# Phase 4: Test Runner Script Generation

**Skip condition**: If this skill was invoked from the `/plan` skill (planning context, no code exists yet), skip Phase 4 entirely. Script creation should instead be planned as a task during decompose — the decomposer creates a task for creating these scripts. Phase 4 only runs when invoked from the existing-code flow (where source code already exists) or standalone.

**Role**: DevOps engineer
**Goal**: Generate executable shell scripts that run the specified tests, so autodev and CI can invoke them consistently.
**Constraints**: Scripts must be idempotent, portable across dev/CI, and exit with non-zero on failure. Respect the Hardware-Dependency Assessment decision recorded in `environment.md`.

**Prerequisite**: `phases/hardware-assessment.md` must have completed and written the "Test Execution" section to `TESTS_OUTPUT_DIR/environment.md`.

## Step 1 — Detect test infrastructure

1. Identify the project's test runner from manifests and config files:
   - Python: `pytest` (`pyproject.toml`, `setup.cfg`, `pytest.ini`)
   - .NET: `dotnet test` (`*.csproj`, `*.sln`)
   - Rust: `cargo test` (`Cargo.toml`)
   - Node: `npm test` or `vitest` / `jest` (`package.json`)
2. Check the Hardware-Dependency Assessment result recorded in `environment.md`:
   - If **local execution** was chosen → do NOT generate docker-compose test files; scripts run directly on host
   - If **Docker execution** was chosen → identify/generate docker-compose files for integration/blackbox tests
   - If **both** was chosen → generate both
3. Identify performance/load testing tools from dependencies (`k6`, `locust`, `artillery`, `wrk`, or built-in benchmarks)
4. Read `TESTS_OUTPUT_DIR/environment.md` for infrastructure requirements

## Step 2 — Generate test runner

**Docker is the default.** Only generate a local `scripts/run-tests.sh` if the Hardware-Dependency Assessment determined **local** or **both** execution (i.e., the project requires real hardware like GPU/CoreML/TPU/sensors). For all other projects, use `docker-compose.test.yml` — it provides reproducibility, isolation, and CI parity without a custom shell script.
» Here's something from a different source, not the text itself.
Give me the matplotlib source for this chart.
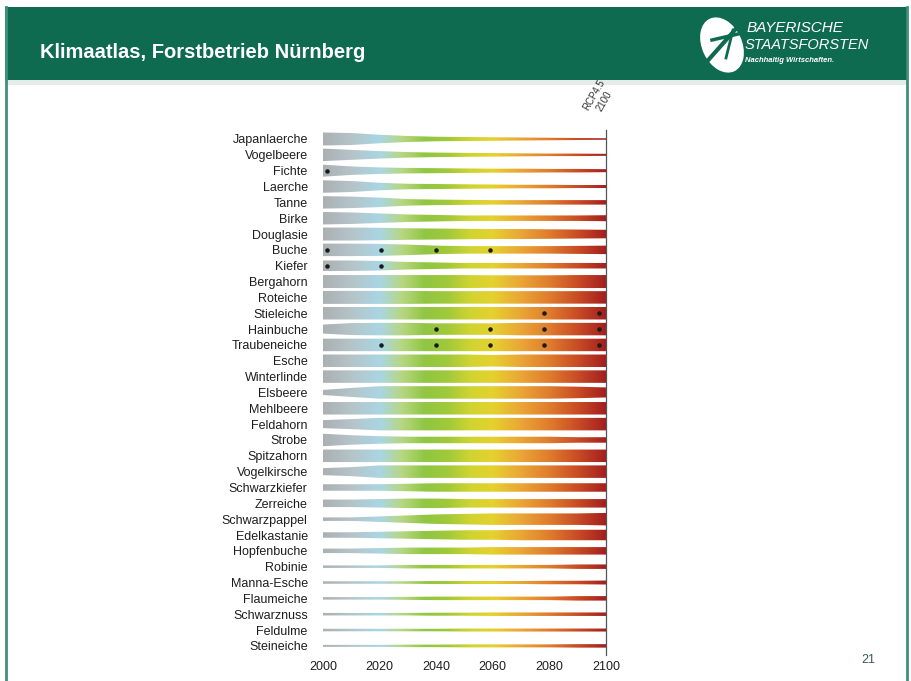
import numpy as np
import matplotlib
matplotlib.use("Agg")
import matplotlib.pyplot as plt
from matplotlib.colors import LinearSegmentedColormap
from matplotlib.path import Path
from matplotlib.patches import PathPatch, Rectangle, Ellipse

plt.rcParams['font.family'] = ['Liberation Sans', 'DejaVu Sans']

# species, top to bottom
species = ["Japanlaerche", "Vogelbeere", "Fichte", "Laerche", "Tanne", "Birke",
           "Douglasie", "Buche", "Kiefer", "Bergahorn", "Roteiche", "Stieleiche",
           "Hainbuche", "Traubeneiche", "Esche", "Winterlinde", "Elsbeere",
           "Mehlbeere", "Feldahorn", "Strobe", "Spitzahorn", "Vogelkirsche",
           "Schwarzkiefer", "Zerreiche", "Schwarzpappel", "Edelkastanie",
           "Hopfenbuche", "Robinie", "Manna-Esche", "Flaumeiche", "Schwarznuss",
           "Feldulme", "Steineiche"]

years = [2000, 2010, 2020, 2030, 2040, 2050, 2060, 2070, 2080, 2090, 2100]

# band thickness per decade (13 = full row)
thickness = [
    [13, 12, 8.5, 6, 4.5, 4, 3.5, 3, 2.5, 2, 1.5],
    [12.5, 10, 7.5, 5.5, 4.5, 4, 3.5, 3, 2.5, 2.5, 2],
    [12, 8.5, 6.5, 5.5, 5, 4.5, 4, 4, 3.5, 3.5, 3],
    [12.5, 11, 7.5, 5.5, 5, 4.5, 4, 3.5, 3.5, 3, 3],
    [12.5, 11.5, 9.5, 6.5, 5.5, 5, 4.5, 4.5, 4.5, 4.5, 4.5],
    [12.5, 11.5, 9.5, 7.5, 6.5, 5.5, 5.5, 5.5, 5.5, 5.5, 6],
    [13, 13, 12.5, 11.5, 11, 10.5, 10, 10, 9.5, 9, 8.5],
    [12.5, 12.5, 12, 10.5, 8.5, 7.5, 7.5, 7.5, 7.5, 8, 8.5],
    [10.5, 10.5, 9.5, 7.5, 6.5, 5.5, 5.5, 5.5, 5.5, 5.5, 5.5],
    [13, 13, 13, 13, 13, 13, 12.5, 12.5, 12.5, 13, 13],
    [13, 13, 13, 13, 12.5, 12.5, 12.5, 12.5, 12.5, 12.5, 12.5],
    [12.5, 12.5, 12.5, 12.5, 12.5, 12.5, 12.5, 12.5, 12.5, 12.5, 12.5],
    [9, 12, 12.5, 12.5, 11.5, 11.5, 11.5, 12.5, 12.5, 12.5, 12.5],
    [12.5, 12.5, 12.5, 12.5, 12.5, 12.5, 12.5, 12.5, 12.5, 12.5, 12.5],
    [12.5, 12.5, 12.5, 12.5, 12.5, 12.5, 11.5, 12.5, 12.5, 12.5, 12.5],
    [12.5, 12.5, 12.5, 12.5, 12.5, 12.5, 12.5, 12.5, 12.5, 12.5, 12.5],
    [5, 9, 12.5, 12.5, 12.5, 12.5, 12.5, 12.5, 12.5, 11.5, 10],
    [12.5, 12.5, 12.5, 12.5, 12.5, 12.5, 12.5, 12.5, 12.5, 12.5, 12.5],
    [8, 10, 12.5, 12.5, 12.5, 12.5, 12.5, 12.5, 12.5, 12.5, 12.5],
    [12.5, 9.5, 7.5, 6.5, 6.5, 6.5, 6.5, 6.5, 6.5, 5.5, 5.5],
    [12.5, 12.5, 12.5, 12.5, 12.5, 12.5, 12.5, 12.5, 12.5, 12.5, 12.5],
    [7, 9, 12.5, 12.5, 12.5, 12.5, 12.5, 12.5, 12.5, 12.5, 12.5],
    [6.5, 6.5, 6.5, 7.5, 8.5, 8.5, 8.5, 8.5, 8.5, 8.5, 8.5],
    [7.5, 7.5, 8.5, 9.5, 9.5, 8.5, 8.5, 8.5, 8.5, 8.5, 8.5],
    [3.5, 3.5, 5.5, 7.5, 9.5, 10.5, 11.5, 11.5, 11.5, 11.5, 12.5],
    [5.5, 5.5, 6.5, 7.5, 8.5, 9.5, 9.5, 10.5, 10.5, 10.5, 10.5],
    [4.5, 4.5, 5.5, 6.5, 6.5, 6.5, 7.5, 7.5, 7.5, 7.5, 7.5],
    [2.5, 2.5, 2.5, 3.5, 3.5, 3.5, 3.5, 3.5, 3.5, 4.5, 4.5],
    [2.5, 2.5, 2.5, 2.5, 3, 3, 3, 3, 3.5, 3.5, 4],
    [2.5, 2.5, 2.5, 3, 3.5, 3.5, 3.5, 3.5, 3.5, 4.5, 4.5],
    [2.5, 2.5, 2.5, 2.5, 3, 3, 3.5, 3.5, 3.5, 3.5, 3.5],
    [2.5, 2.5, 2.5, 2.5, 2.5, 3, 3, 3, 3, 3, 3],
    [2, 2, 2, 2.5, 2.5, 3, 3, 3, 3, 3.5, 3.5],
]

# black dots (species, year)
dot_species = ["Fichte", "Buche", "Buche", "Buche", "Buche", "Kiefer", "Kiefer",
               "Stieleiche", "Stieleiche", "Hainbuche", "Hainbuche", "Hainbuche",
               "Hainbuche", "Traubeneiche", "Traubeneiche", "Traubeneiche",
               "Traubeneiche", "Traubeneiche"]
dot_years = [2001.5, 2001.5, 2020.5, 2040, 2059, 2001.5, 2020.5,
             2078, 2097.5, 2040, 2059, 2078, 2097.5,
             2020.5, 2040, 2059, 2078, 2097.5]

xticks = [2000, 2020, 2040, 2060, 2080, 2100]

# colour ramp along time
ramp_years = [2000, 2010, 2020, 2028, 2036, 2044, 2052, 2060, 2070, 2080, 2090, 2100]
ramp_cols = ["#abb0b3", "#b5c4c9", "#a9d6e4", "#b7d680", "#90c642", "#a0c93a",
             "#cfd431", "#e5d12e", "#eaa636", "#df7d2d", "#c94c25", "#a3201e"]

W, H = 911, 681
fig = plt.figure(figsize=(W / 100, H / 100), dpi=100)

# slide background
bg = fig.add_axes([0, 0, 1, 1])
bg.set_xlim(0, W)
bg.set_ylim(H, 0)
bg.axis("off")
green = "#0f6b50"
bg.add_patch(Rectangle((5, 7), 902, 73, color=green, lw=0))
bg.add_patch(Rectangle((5, 80), 902, 5, color="#e6ecea", lw=0))
bg.plot([5.5, 5.5], [7, H], color="#3f8f7c", lw=2)
bg.plot([906.5, 906.5], [7, H], color="#3f8f7c", lw=2)
bg.text(40, 53, "Klimaatlas, Forstbetrieb Nürnberg", color="white",
        fontsize=14.5, fontweight="bold", va="center", ha="left")
# logo
bg.add_patch(Ellipse((722, 45), 40, 58, angle=-25, color="white", lw=0))
bg.plot([703, 742], [66, 22], color=green, lw=3)
bg.plot([712, 738], [40, 34], color=green, lw=2.5)
bg.plot([726, 733], [58, 30], color=green, lw=2)
bg.text(747, 28, "BAYERISCHE", color="white", fontsize=11, style="italic",
        va="center", ha="left")
bg.text(745, 45, "STAATSFORSTEN", color="white", fontsize=10.5, style="italic",
        va="center", ha="left")
bg.text(745, 61, "Nachhaltig Wirtschaften.", color="white", fontsize=5.5,
        style="italic", fontweight="bold", va="center", ha="left")
bg.text(868, 660, "21", color="#3d5a55", fontsize=9, ha="center", va="center")

# chart
row_px = 15.84
top_px, bot_px = 130, 655
ax = fig.add_axes([323 / W, 1 - bot_px / H, 283 / W, (bot_px - top_px) / H])
n = len(species)
y_top = -(139 - top_px) / row_px
y_bot = (n - 1) + (bot_px - 139 - (n - 1) * row_px) / row_px

yrs = np.array(years, dtype=float)
polys = []
for i, th in enumerate(thickness):
    hw = np.array(th) / row_px / 2
    xs = np.concatenate([yrs, yrs[::-1]])
    ys = np.concatenate([i - hw, (i + hw)[::-1]])
    polys.append(Path(np.column_stack([xs, ys]), closed=False))
compound = Path.make_compound_path(*polys)

cmap = LinearSegmentedColormap.from_list(
    "klima", [((y - 2000) / 100, c) for y, c in zip(ramp_years, ramp_cols)])
grad = np.linspace(0, 1, 512).reshape(1, -1)
im = ax.imshow(grad, cmap=cmap, aspect="auto", extent=[2000, 2100, y_bot, y_top],
               interpolation="bilinear")
patch = PathPatch(compound, transform=ax.transData, facecolor="none", edgecolor="none")
ax.add_patch(patch)
im.set_clip_path(patch)

# dots
dy = [species.index(s) for s in dot_species]
ax.scatter(dot_years, dy, s=5, color="#1a1a1a", zorder=3)

ax.axvline(2100, color="#555555", lw=0.9, zorder=4, clip_on=False)

ax.set_xlim(2000, 2100)
ax.set_ylim(y_bot, y_top)
ax.set_xticks(xticks)
ax.set_xticklabels([str(t) for t in xticks], fontsize=9, color="#1e1e1e")
ax.set_yticks(range(n))
ax.set_yticklabels(species, fontsize=9, color="#1e1e1e")
ax.tick_params(length=0)
ax.tick_params(axis="y", pad=11)
ax.tick_params(axis="x", pad=4)
for s in ax.spines.values():
    s.set_visible(False)
ax.set_facecolor("none")

fig.text(599 / W, 1 - 98 / H, "RCP4.5\n2100", rotation=60, fontsize=7,
         ha="center", va="center", multialignment="center", color="#333333",
         linespacing=1.3, rotation_mode="anchor")

fig.savefig("out.png", dpi=100)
**If local script is needed** — create `scripts/run-tests.sh` at the project root using `.cursor/skills/test-spec/templates/run-tests-script.md` as structural guidance. The script must:

1. Set `set -euo pipefail` and trap cleanup on EXIT
2. **Install all project and test dependencies** (e.g. `pip install -q -r requirements.txt -r e2e/requirements.txt`, `dotnet restore`, `npm ci`). This prevents collection-time import errors on fresh environments.
3. Optionally accept a `--unit-only` flag to skip blackbox tests
4. Run unit/blackbox tests using the detected test runner (activate virtualenv if present, run test runner directly on host)
5. Print a summary of passed/failed/skipped tests
6. Exit 0 on all pass, exit 1 on any failure

**If Docker** — generate or update `docker-compose.test.yml` that builds the test image, installs all dependencies inside the container, runs the test suite, and exits with the test runner's exit code.

## Step 3 — Generate `scripts/run-performance-tests.sh`

Create `scripts/run-performance-tests.sh` at the project root. The script must:

1. Set `set -euo pipefail` and trap cleanup on EXIT
2. Read thresholds from `_docs/02_document/tests/performance-tests.md` (or accept as CLI args)
3. Start the system under test (local or docker-compose, matching the Hardware-Dependency Assessment decision)
4. Run load/performance scenarios using the detected tool
5. Compare results against threshold values from the test spec
6. Print a pass/fail summary per scenario
7. Exit 0 if all thresholds met, exit 1 otherwise

## Step 4 — Verify scripts

1. Verify both scripts are syntactically valid (`bash -n scripts/run-tests.sh`)
2. Mark both scripts as executable (`chmod +x`)
3. Present a summary of what each script does to the user

## Save action

Write `scripts/run-tests.sh` and `scripts/run-performance-tests.sh` to the project root.